His debut novel, We Weren’t Lovers Like That (Penguin) has done
more for him than he had bargained for. Sarna is in the unenviable
position where he has to keep up a hard – boiled, no nonsense, upto- the – point demeanour of a diplomat in the face of his no
holds- barred, brutally honest aesthetic self. From being just a
mouthpiece of the External Affairs Ministry he has also become the
spokesperson of the emotions, desires, dreams and fears of the
average man on the street.
But then the act of writing, Sarna says, was an accepted thing in
his family. His father Mohinder Singh Sarna, an accomplished
Punjabi short- story writer, was an early influence. So even
though Sarna had cleared his UPSC examination and had embarked
upon a high-flying diplomatic career which took him to countries
around the world he was still grappling with his muse. Like almost
all writers of novels, Sarna tested the literary waters by writers
short stories. He managed to get a few published in some literary
magazines abroad along with his book reviews. The idea for the
novel itself did not come easy.
“It takes a lot of time and effort to know how stories are
written. I studied how novels are made for a while before
beginning to write one.” He says. Ten years ago, ideas for the
novel had been churning in his head and three years ago when he
was posted in Washington he began writing We Weren’t Lovers Like
That, which begins grimly with these lines,” I am leaving. Doing
the one thing I feel I am still good at: running away.” The rest
of the pages become the running ground where the weary, tired and
dejected protagonist runs his sad course.

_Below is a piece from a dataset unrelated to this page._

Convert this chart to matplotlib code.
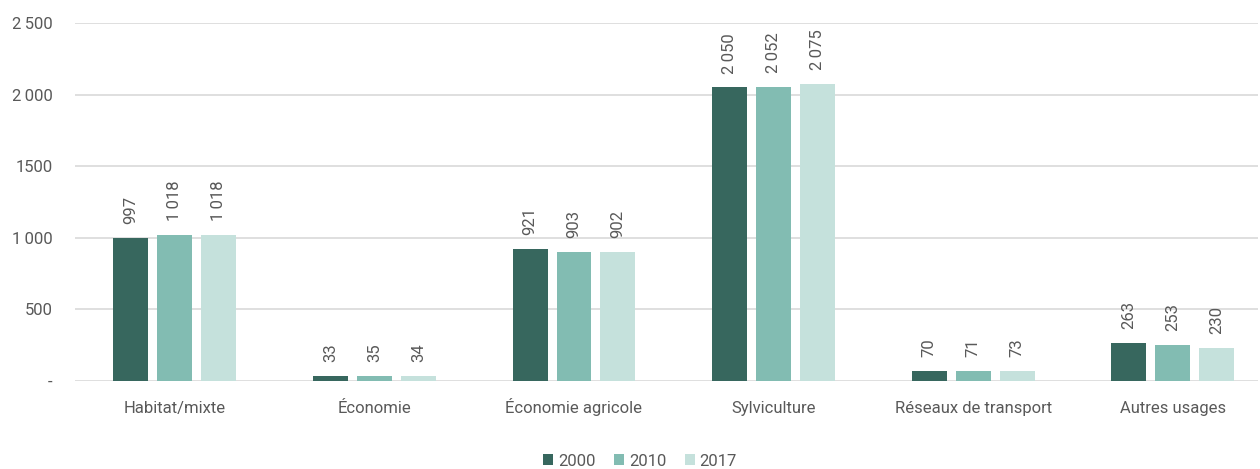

Yes it is another book of nostalgia. And for the lovers of
nostalgic literature there is dollops of it. There is the past
looming over the present. There is the world weariness. There are
acts of omissions and commissions. And here memory is the skein on
which the thread of the story rolls. In short this slim book has
all the traits of the typical Indian book obsessed with the past.
Aftab, the 40-year-old protagonist takes a train from Delhi to
Dehra Dun Saharanpur, Roorkee and Haridwar In the six hours or so
it takes him to reach his destination he has nothing to do but
reflect, mediate and introspect. He rakes up his memory for the
reader. It’s a memory full of love and longing. Of desires that
have not been laid to rest. Of ghosts that peep into his present
from time to time via the e-mails he surreptitiously reads in
office away from the prying eyes of an overzealous office
secretary. Of the 14- year old marriage that came to naught abruptly
one day when his wife walked out on him with his closest friend.
Had it not been for Sarna’s minute descriptions of events,
characters, places and events We Weren’t… would have ended up as
just another cloying nostalgic kitsch. Indeed for Sarna has an eye
for details and that makes his narrative quite powerful and
smooth- flowing. The evocative description not only transports us
to the places the protagonist longs to relive or forget but it
also informs. It takes us down the well of emotions with the
protagonist who is confused but on the verge of accepting his
position in the world. It bears mention however that sometimes the
passages do become overly sentimental to the point of being
maudlin.
“There are people like that in the world”. Sarna says in defence
of his weak- kneed protagonist. One can’t ignore them. My
protagonist is just a character in the book who tries to maintain
a lost way of life, ”he says.
Besides this fictional novel Sarna has just finished a book on
Guru Nanak, touching all aspects of his life from his teachings to
his personality. He also likes to experiment with his SLR camera
and has captured varied cityscapes of the many places he has
travelled to as a diplomat. Most of them are in black- and white
and look down from the walls of his office in Shastri Bhawan. But
for lovers of fiction there is another novel that Sarna is working
on. No, he is not spilling the beans about it just yet.